- _Requirement_
Faithfully return all lines, omitting every embedded picture.

*****

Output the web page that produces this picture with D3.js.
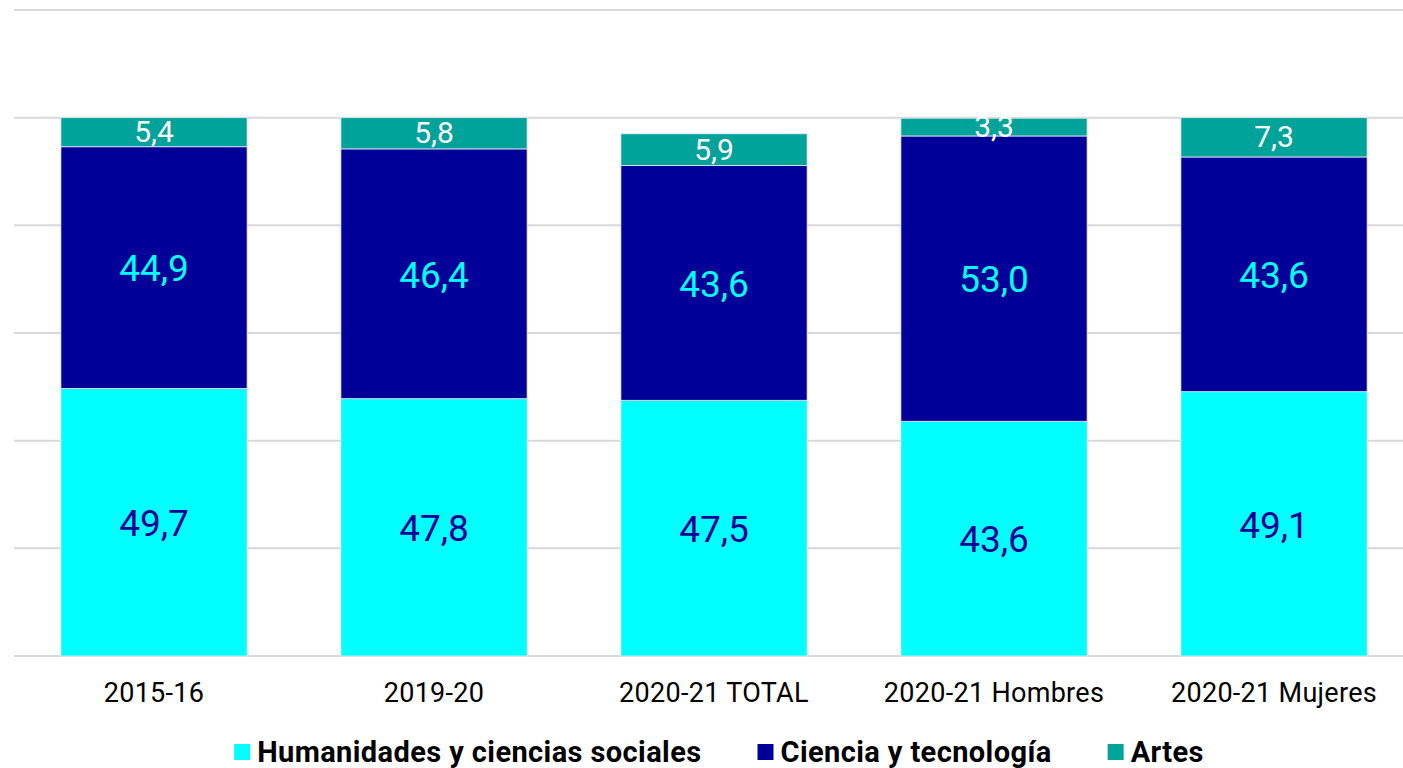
<!DOCTYPE html>
<html>
<head>
<meta charset="utf-8">
<script src="https://cdn.jsdelivr.net/npm/d3@7"></script>
<style>
  html, body { margin: 0; padding: 0; background: #fff; }
  svg { display: block; font-family: Roboto, "Open Sans", sans-serif; }
</style>
</head>
<body>
<div id="chart"></div>
<script>
// categorias y series (porcentajes)
const categories = ['2015-16', '2019-20', '2020-21 TOTAL', '2020-21 Hombres', '2020-21 Mujeres'];
const seriesNames = ['Humanidades y ciencias sociales', 'Ciencia y tecnología', 'Artes'];
const humanidades = [49.7, 47.8, 47.5, 43.6, 49.1];
const ciencia = [44.9, 46.4, 43.6, 53.0, 43.6];
const artes = [5.4, 5.8, 5.9, 3.3, 7.3];
const yTicks = [0, 20, 40, 60, 80, 100, 120];

const colors = ['#00ffff', '#000099', '#00a39a'];
const labelColors = ['#000099', '#00ffff', '#ffffff'];
const labelSizes = [37, 37, 30];

const width = 1403, height = 768;
const margin = { top: 10, left: 14, bottom: 112 };
const plotW = 1400;

const svg = d3.select('#chart').append('svg')
  .attr('width', width)
  .attr('height', height);

const x = d3.scaleBand()
  .domain(categories)
  .range([margin.left, margin.left + plotW])
  .paddingInner(0.335)
  .paddingOuter(0.1675);

const y = d3.scaleLinear()
  .domain([0, 120])
  .range([height - margin.bottom, margin.top]);

// gridlines
svg.append('g')
  .selectAll('line')
  .data(yTicks)
  .enter().append('line')
  .attr('x1', margin.left)
  .attr('x2', width)
  .attr('y1', d => y(d))
  .attr('y2', d => y(d))
  .attr('stroke', '#d9d9d9')
  .attr('stroke-width', 2);

const rows = categories.map((c, i) => ({
  cat: c, h: humanidades[i], c2: ciencia[i], a: artes[i]
}));
const stack = d3.stack().keys(['h', 'c2', 'a'])(rows);

const layers = svg.append('g')
  .selectAll('g')
  .data(stack)
  .enter().append('g')
  .attr('fill', (d, i) => colors[i]);

layers.selectAll('rect')
  .data(d => d)
  .enter().append('rect')
  .attr('x', d => x(d.data.cat))
  .attr('width', x.bandwidth())
  .attr('y', d => y(d[1]))
  .attr('height', d => y(d[0]) - y(d[1]))
  .attr('stroke', '#e8e8f4')
  .attr('stroke-width', 0.8);

// etiquetas de valores
stack.forEach((layer, i) => {
  svg.append('g')
    .selectAll('text')
    .data(layer)
    .enter().append('text')
    .attr('x', d => x(d.data.cat) + x.bandwidth() / 2)
    .attr('y', d => (y(d[0]) + y(d[1])) / 2 + (i == 2 ? 2 : 4))
    .attr('text-anchor', 'middle')
    .attr('dominant-baseline', 'middle')
    .attr('fill', labelColors[i])
    .style('font-size', labelSizes[i] + 'px')
    .text(d => d3.format('.1f')(d[1] - d[0]).replace('.', ','));
});

// eje x
svg.append('g')
  .selectAll('text')
  .data(categories)
  .enter().append('text')
  .attr('x', d => x(d) + x.bandwidth() / 2)
  .attr('y', 702)
  .attr('text-anchor', 'middle')
  .attr('fill', '#000')
  .style('font-size', '27px')
  .style('letter-spacing', '0.3px')
  .text(d => d);

// leyenda
const legend = svg.append('g');
const items = legend.selectAll('g')
  .data(seriesNames)
  .enter().append('g');
items.append('rect')
  .attr('width', 16).attr('height', 16)
  .attr('y', 744)
  .attr('fill', (d, i) => colors[i]);
items.append('text')
  .attr('x', 23)
  .attr('y', 762)
  .attr('fill', '#000')
  .style('font-size', '29px')
  .style('font-weight', 'bold')
  .style('letter-spacing', '0.4px')
  .text(d => d);

const gap = 56;
let widths = [];
items.each(function () {
  widths.push(23 + d3.select(this).select('text').node().getComputedTextLength());
});
const total = d3.sum(widths) + gap * (widths.length - 1);
let cx = 719 - total / 2;
items.each(function (d, i) {
  d3.select(this).attr('transform', 'translate(' + cx + ',0)');
  cx += widths[i] + gap;
});
</script>
</body>
</html>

*****

- _Complete response_
Output the web page that produces this picture with D3.js.
<!DOCTYPE html>
<html>
<head>
<meta charset="utf-8">
<script src="https://cdn.jsdelivr.net/npm/d3@7"></script>
<style>
  html, body { margin: 0; padding: 0; background: #fff; }
  svg { display: block; font-family: Roboto, "Open Sans", sans-serif; }
</style>
</head>
<body>
<div id="chart"></div>
<script>
// categorias y series (porcentajes)
const categories = ['2015-16', '2019-20', '2020-21 TOTAL', '2020-21 Hombres', '2020-21 Mujeres'];
const seriesNames = ['Humanidades y ciencias sociales', 'Ciencia y tecnología', 'Artes'];
const humanidades = [49.7, 47.8, 47.5, 43.6, 49.1];
const ciencia = [44.9, 46.4, 43.6, 53.0, 43.6];
const artes = [5.4, 5.8, 5.9, 3.3, 7.3];
const yTicks = [0, 20, 40, 60, 80, 100, 120];

const colors = ['#00ffff', '#000099', '#00a39a'];
const labelColors = ['#000099', '#00ffff', '#ffffff'];
const labelSizes = [37, 37, 30];

const width = 1403, height = 768;
const margin = { top: 10, left: 14, bottom: 112 };
const plotW = 1400;

const svg = d3.select('#chart').append('svg')
  .attr('width', width)
  .attr('height', height);

const x = d3.scaleBand()
  .domain(categories)
  .range([margin.left, margin.left + plotW])
  .paddingInner(0.335)
  .paddingOuter(0.1675);

const y = d3.scaleLinear()
  .domain([0, 120])
  .range([height - margin.bottom, margin.top]);

// gridlines
svg.append('g')
  .selectAll('line')
  .data(yTicks)
  .enter().append('line')
  .attr('x1', margin.left)
  .attr('x2', width)
  .attr('y1', d => y(d))
  .attr('y2', d => y(d))
  .attr('stroke', '#d9d9d9')
  .attr('stroke-width', 2);

const rows = categories.map((c, i) => ({
  cat: c, h: humanidades[i], c2: ciencia[i], a: artes[i]
}));
const stack = d3.stack().keys(['h', 'c2', 'a'])(rows);

const layers = svg.append('g')
  .selectAll('g')
  .data(stack)
  .enter().append('g')
  .attr('fill', (d, i) => colors[i]);

layers.selectAll('rect')
  .data(d => d)
  .enter().append('rect')
  .attr('x', d => x(d.data.cat))
  .attr('width', x.bandwidth())
  .attr('y', d => y(d[1]))
  .attr('height', d => y(d[0]) - y(d[1]))
  .attr('stroke', '#e8e8f4')
  .attr('stroke-width', 0.8);

// etiquetas de valores
stack.forEach((layer, i) => {
  svg.append('g')
    .selectAll('text')
    .data(layer)
    .enter().append('text')
    .attr('x', d => x(d.data.cat) + x.bandwidth() / 2)
    .attr('y', d => (y(d[0]) + y(d[1])) / 2 + (i == 2 ? 2 : 4))
    .attr('text-anchor', 'middle')
    .attr('dominant-baseline', 'middle')
    .attr('fill', labelColors[i])
    .style('font-size', labelSizes[i] + 'px')
    .text(d => d3.format('.1f')(d[1] - d[0]).replace('.', ','));
});

// eje x
svg.append('g')
  .selectAll('text')
  .data(categories)
  .enter().append('text')
  .attr('x', d => x(d) + x.bandwidth() / 2)
  .attr('y', 702)
  .attr('text-anchor', 'middle')
  .attr('fill', '#000')
  .style('font-size', '27px')
  .style('letter-spacing', '0.3px')
  .text(d => d);

// leyenda
const legend = svg.append('g');
const items = legend.selectAll('g')
  .data(seriesNames)
  .enter().append('g');
items.append('rect')
  .attr('width', 16).attr('height', 16)
  .attr('y', 744)
  .attr('fill', (d, i) => colors[i]);
items.append('text')
  .attr('x', 23)
  .attr('y', 762)
  .attr('fill', '#000')
  .style('font-size', '29px')
  .style('font-weight', 'bold')
  .style('letter-spacing', '0.4px')
  .text(d => d);

const gap = 56;
let widths = [];
items.each(function () {
  widths.push(23 + d3.select(this).select('text').node().getComputedTextLength());
});
const total = d3.sum(widths) + gap * (widths.length - 1);
let cx = 719 - total / 2;
items.each(function (d, i) {
  d3.select(this).attr('transform', 'translate(' + cx + ',0)');
  cx += widths[i] + gap;
});
</script>
</body>
</html>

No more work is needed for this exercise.